As a young high school teacher in Gary, Ind., and later as a social worker in Chicago, Willa Brown felt that her talents were being wasted. She sought greater challenges and adventures in life, especially if they could be found outside the limited career fields normally open to African Americans.
She decided to learn to fly, studying with Cornelius R. Coffey, a certified flight instructor and expert aviation mechanic at one of Chicago's racially segregated airports. She earned her private pilot's license in 1938. Later, Brown and Coffey married and established the Coffey School of Aeronautics at Harlem Airport in Chicago, where they trained black pilots and aviation mechanics. Many of those aviators would go on to be an integral part of the famed Tuskegee Airmen during World War II.
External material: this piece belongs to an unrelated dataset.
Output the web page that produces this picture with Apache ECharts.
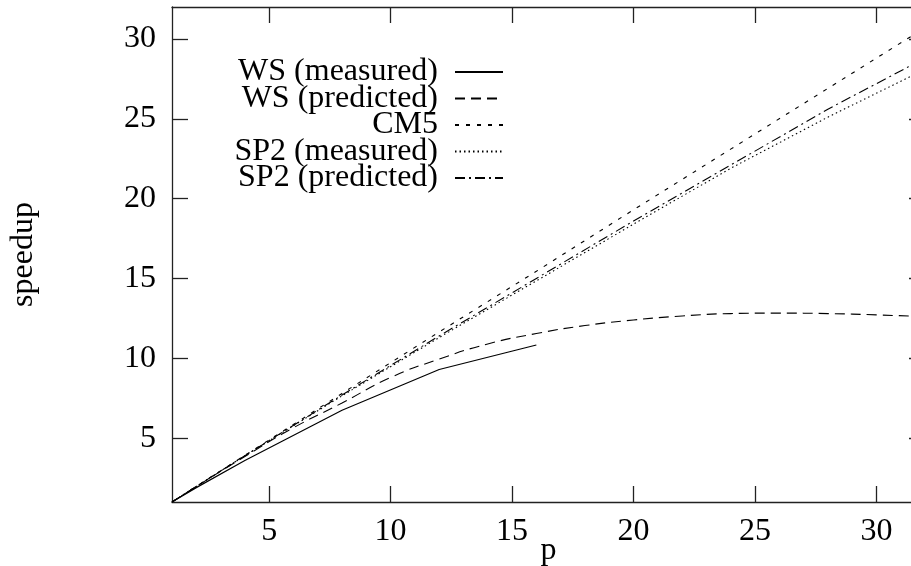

Together with Cornelius Coffey and Enoch P. Waters, Willa Brown helped form the National Airmen's Association of America in 1939, whose main goal was to get black aviation cadets into the United States military. As the organization's national secretary and the president of the Chicago branch, Brown became an activist for racial equality.
She continually lobbied the government for integration of black pilots into the segregated Army Air Corps and the federal Civilian Pilot Training Program, the system established by the Civil Aeronautics Authority to provide a pool of civilian pilots for use during national emergencies. Subsequently, when Congress finally voted to allow separate-but-equal participation of blacks in civilian flight training programs, the Coffey School of Aeronautics was chosen for participation in the CPTP.
Brown became the coordinator for the CPTP in Chicago. Later, her flight school was also selected by the U.S. Army to provide black trainees for the Air Corps pilot training program at the Tuskegee Institute.
Willa Brown eventually became the coordinator of war-training service for the Civil Aeronautics Authority and later was a member of the Federal Aviation Administration's Women's Advisory Board. She was the first black female officer in the Civil Air Patrol and the first black woman to hold a commercial pilot's license in the United States.
In 1972, Brown was appointed to the Federal Aviation Administration Women's Advisory Board in recognition of her contributions to aviation. She passed away on July 18, 1992, at the age of 86.